04/01/2026
Every pest in your garden has a predator that already wants to eat it.
You don't need to buy those predators — you need to plant the flowers that recruit them. These nine plants each attract a specific beneficial insect that kills a specific garden pest.
- Dill — Zones 2–11
Flat yellow umbels are landing pads for lacewings. A single lacewing larva — called an aphid lion — eats 200+ aphids before pupating. Let it bolt. The flowers are the weapon.

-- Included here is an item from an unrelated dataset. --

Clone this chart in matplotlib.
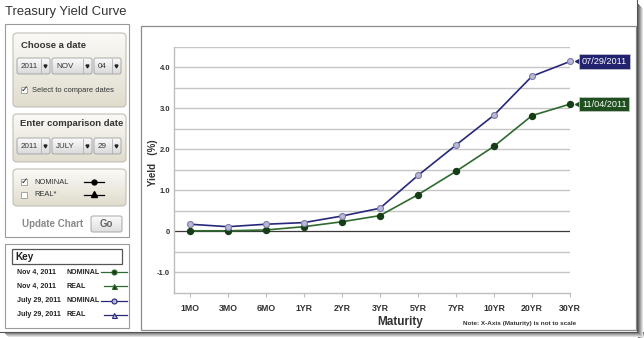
"""Treasury yield curve screenshot, redrawn with matplotlib."""

import numpy as np
import matplotlib.pyplot as plt
from matplotlib.patches import FancyBboxPatch, Rectangle
from matplotlib.transforms import offset_copy

plt.rcParams['font.family'] = ['Liberation Sans', 'DejaVu Sans']

# data
maturities = ["1MO", "3MO", "6MO", "1YR", "2YR", "3YR", "5YR", "7YR", "10YR", "20YR", "30YR"]
nov_2011 = [0.01, 0.01, 0.03, 0.11, 0.23, 0.38, 0.89, 1.46, 2.07, 2.82, 3.10]
jul_2011 = [0.17, 0.11, 0.17, 0.21, 0.37, 0.56, 1.36, 2.10, 2.83, 3.78, 4.14]
end_labels = ["11/04/2011", "07/29/2011"]
y_ticks = [-1.0, 0.0, 1.0, 2.0, 3.0, 4.0]
y_ticklabels = ["-1.0", "0", "1.0", "2.0", "3.0", "4.0"]
key_dates = ["Nov 4, 2011", "Nov 4, 2011", "July 29, 2011", "July 29, 2011"]
key_types = ["NOMINAL", "REAL", "NOMINAL", "REAL"]

W, H = 644, 338
GREEN = "#2f6a2f"
GREEN_DK = "#173d17"
BLUE = "#28287a"
BLUE_LT = "#b9b9d6"
TXT = "#333333"

fig = plt.figure(figsize=(W / 100, H / 100), dpi=100)
fig.patch.set_facecolor("white")

# ui layer in pixel coordinates (y down)
ui = fig.add_axes([0, 0, 1, 1])
ui.axis("off")


def gradient_box(x0, y0, x1, y1, c_top, c_bot, edge, rs=4, lw=0.8):
    patch = FancyBboxPatch((x0, y0), x1 - x0, y1 - y0,
                           boxstyle=f"round,pad=0,rounding_size={rs}",
                           fc="none", ec=edge, lw=lw, zorder=3)
    ui.add_patch(patch)
    c0 = np.array(plt.matplotlib.colors.to_rgb(c_top))
    c1 = np.array(plt.matplotlib.colors.to_rgb(c_bot))
    t = np.linspace(0, 1, 64)[:, None, None]
    img = c0 * (1 - t) + c1 * t
    im = ui.imshow(np.repeat(img, 2, axis=1), extent=(x0, x1, y1, y0),
                   aspect="auto", zorder=2, interpolation="bilinear")
    im.set_clip_path(patch)


def dropdown(x0, x1, y0, y1, label):
    gradient_box(x0, y0, x1, y1, "#fbfbfb", "#d9d9d9", "#a8a8a8", rs=2, lw=0.7)
    ui.text(x0 + 4, (y0 + y1) / 2, label, fontsize=5.8, color=TXT,
            va="center", ha="left", zorder=5)
    ui.plot([x1 - 9, x1 - 9], [y0 + 1, y1 - 1], color="#b0b0b0", lw=0.6, zorder=5)
    ui.plot([x1 - 4.5], [(y0 + y1) / 2], marker="v", ms=2.1, color="#222222", zorder=5)


def checkbox(x, y, checked):
    ui.add_patch(Rectangle((x - 3, y - 3), 6, 6, fc="white", ec="#999999", lw=0.6, zorder=5))
    if checked:
        ui.text(x, y - 0.5, "\u2713", fontsize=6.5, color="#222222", ha="center", va="center",
                zorder=6, family="DejaVu Sans")


# title
ui.text(5, 12, "Treasury Yield Curve", fontsize=9.4, color="#333333", va="center")

# controls box
ui.add_patch(Rectangle((5.5, 23.5), 123.5, 213.5, fc="white", ec="#9a9a9a", lw=0.8, zorder=1))

gradient_box(13, 33, 126, 107, "#fbfaf7", "#e0dccd", "#c2bfb5")
ui.text(21, 45, "Choose a date", fontsize=6.8, weight="bold", color=TXT, va="center", zorder=5)
dropdown(17, 50, 58, 74, "2011")
dropdown(52, 92, 58, 74, "NOV")
dropdown(94, 121, 58, 74, "04")
checkbox(24, 90, True)
ui.text(32, 90, "Select to compare dates", fontsize=5.4, color=TXT, va="center", zorder=5)

gradient_box(13, 114, 126, 162, "#fbfaf7", "#e0dccd", "#c2bfb5")
ui.text(20, 123, "Enter comparison date", fontsize=6.8, weight="bold", color=TXT,
        va="center", zorder=5)
dropdown(17, 50, 138, 154, "2011")
dropdown(52, 92, 138, 154, "JULY")
dropdown(94, 121, 138, 154, "29")

gradient_box(13, 169, 126, 206, "#fbfaf7", "#e0dccd", "#c2bfb5")
checkbox(24, 182, True)
ui.text(34, 182, "NOMINAL", fontsize=5.4, color=TXT, va="center", zorder=5)
ui.plot([84, 104], [182, 182], color="black", lw=0.9, zorder=5)
ui.plot([94], [182], marker="o", ms=3.5, color="black", zorder=6)
checkbox(24, 195, False)
ui.text(34, 195, "REAL*", fontsize=5.4, color=TXT, va="center", zorder=5)
ui.plot([84, 104], [195, 195], color="black", lw=0.9, zorder=5)
ui.plot([94], [194], marker="^", ms=4, color="black", zorder=6)

ui.text(22, 224, "Update Chart", fontsize=7, weight="bold", color="#8a8a8a", va="center", zorder=5)
gradient_box(91, 216, 122, 232, "#fbfbfb", "#dedede", "#a8a8a8", rs=2, lw=0.7)
ui.text(106.5, 224, "Go", fontsize=7, weight="bold", color="#666666",
        va="center", ha="center", zorder=5)

# key box
ui.add_patch(Rectangle((5.5, 243.5), 123.5, 84.5, fc="white", ec="#9a9a9a", lw=0.8, zorder=1))
ui.add_patch(Rectangle((12.5, 248.5), 109.5, 15.5, fc="white", ec="#555555", lw=0.9, zorder=2))
ui.text(15, 256.5, "Key", fontsize=7.2, weight="bold", color="#222222", va="center", zorder=5)
key_y = [272, 286, 301, 315]
for i, (d, kt, ky) in enumerate(zip(key_dates, key_types, key_y)):
    ui.text(17, ky, d, fontsize=5.1, weight="bold", color="#222222", va="center", zorder=5)
    ui.text(67, ky, kt, fontsize=5.1, weight="bold", color="#222222", va="center", zorder=5)
    col = GREEN if i < 2 else BLUE
    fc = GREEN_DK if i < 2 else BLUE_LT
    x_start = 101 if kt == "NOMINAL" else 104
    ui.plot([x_start, 127], [ky, ky], color=col, lw=0.9, zorder=5)
    mk = "o" if kt == "NOMINAL" else "^"
    ui.plot([114], [ky], marker=mk, ms=3.6, mfc=fc, mec=col, mew=0.8, zorder=6)

# chart frame
ui.add_patch(Rectangle((141.5, 26), 494.5, 303.5, fc="white", ec="#8c8c8c", lw=0.9, zorder=1))

# screenshot drop shadow
for k, c in enumerate(["#6d6d6d", "#8a8a8a", "#a7a7a7", "#c4c4c4", "#e0e0e0"]):
    ui.add_patch(Rectangle((638 + k, 4 + k), 1, H, fc=c, ec="none", zorder=1))
    ui.add_patch(Rectangle((4 + k, 332 + k), W, 1, fc=c, ec="none", zorder=1))
ui.plot([637.5, 637.5], [0, 331.5], color="#555555", lw=0.8, zorder=1)
ui.plot([0, 637.5], [331.5, 331.5], color="#555555", lw=0.8, zorder=1)

ui.set_xlim(0, W)
ui.set_ylim(H, 0)

# chart axes
left, right, top, bottom = 174.3, 570.0, 46.7, 292.7
ax = fig.add_axes([left / W, 1 - bottom / H, (right - left) / W, (bottom - top) / H])
ax.patch.set_alpha(0)
x = np.arange(len(maturities))
ax.set_xlim(-0.41, len(maturities) - 1)
ax.set_ylim(-1.5, 4.5)

for g in np.arange(-1.0, 4.51, 0.5):
    if g == 0:
        ax.axhline(0, color="#3a3a3a", lw=0.9, zorder=1)
    else:
        ax.axhline(g, color="#c6c6c6", lw=1.0, zorder=1)

ax.plot(x, nov_2011, color=GREEN, lw=1.2, marker="o", ms=4.3, mfc=GREEN_DK, mec=GREEN_DK,
        zorder=3, clip_on=False)
ax.plot(x, jul_2011, color=BLUE, lw=1.2, marker="o", ms=4.3, mfc=BLUE_LT, mec="#7a7aa8",
        mew=0.8, zorder=4, clip_on=False)

for series, lab, fc in [(nov_2011, end_labels[0], "#1f4f1f"), (jul_2011, end_labels[1], "#22226e")]:
    yv = series[-1]
    ax.annotate(lab, xy=(x[-1], yv), xytext=(12, 0), textcoords="offset pixels",
                fontsize=6.6, color="white", va="center", ha="left", annotation_clip=False,
                bbox=dict(boxstyle="square,pad=0.28", fc=fc, ec="#cccccc", lw=0.5))
    tr = offset_copy(ax.transData, fig=fig, x=8, y=0, units="dots")
    ax.plot([x[-1]], [yv], marker="<", ms=4, color=fc, transform=tr, clip_on=False)

for s in ["top", "right"]:
    ax.spines[s].set_visible(False)
ax.spines["left"].set_color("#bdbdbd")
ax.spines["bottom"].set_color("#bdbdbd")
ax.spines["left"].set_linewidth(1.0)
ax.spines["bottom"].set_linewidth(1.0)

ax.set_xticks(x)
ax.set_xticklabels(maturities, fontsize=6.3, weight="bold", color="#333333")
ax.tick_params(axis="x", length=3, color="#bdbdbd", pad=5)
ax.set_yticks(y_ticks)
ax.set_yticklabels(y_ticklabels, fontsize=5.5, weight="bold", color="#333333")
ax.tick_params(axis="y", length=0, pad=3)

fig.text(152.5 / W, 1 - 163 / H, "Yield   (%)", rotation=90, fontsize=7, weight="bold",
         color="#333333", ha="center", va="center")
fig.text(400 / W, 1 - 321.5 / H, "Maturity", fontsize=8.5, weight="bold",
         color="#333333", ha="center", va="center")
fig.text(520 / W, 1 - 323 / H, "Note: X-Axis (Maturity) is not to scale", fontsize=4.6,
         weight="bold", color="#333333", ha="center", va="center")

fig.savefig("out.png", dpi=100)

- Sweet Alyssum — Zones 5–9
Low white clusters attract minute pirate bugs — tiny predators that specialize in thrips and spider mites, two pests nearly impossible to control with sprays.
- Fennel — Zones 4–9
Feathery yellow umbels attract hoverflies all season. A single hoverfly larva consumes 400+ aphids overnight. Plant at guild edges — it's allelopathic and needs space.
- Yarrow — Zones 3–9
Flat-topped flower heads are perfect landing platforms for ladybugs. Accessible nectar keeps them resident in your garden instead of flying to your neighbor's. One ladybug eats 5,000 aphids in its lifetime.
- Cosmos — Zones 2–11
Open daisy-like flowers with easy nectar attract parasitic wasps — tiny wasps that lay eggs inside hornworm caterpillars and consume them from within. Cosmos funds the operation.
- Sunflower — Zones 2–11
Large flower heads serve as hunting platforms for assassin bugs — ambush predators that grab caterpillars, beetles, and leafhoppers with raptorial forelegs. One plant becomes a kill zone.
- Cilantro (Coriander) — Zones 2–11
Let it bolt. White umbel flowers shelter ground beetles by day — but ground beetles hunt at night, patrolling soil to eat slug eggs, cutworms, and root maggots in the dark.
- Marigold — Zones 2–11
Orange blooms attract tachinid flies — large bristly flies that parasitize squash bugs, stink bugs, and Japanese beetles by laying eggs directly on the host.
- Buckwheat — Zones 3–10
Blooms in four to six weeks from seed. Dense nectar production attracts beneficial wasps targeting cabbage worms and corn borers. Succession sow every three weeks to fill gaps.
Plant all nine and stagger the bloom times. You'll never have a week without a recruiter flower open — and never a week without a predator on patrol.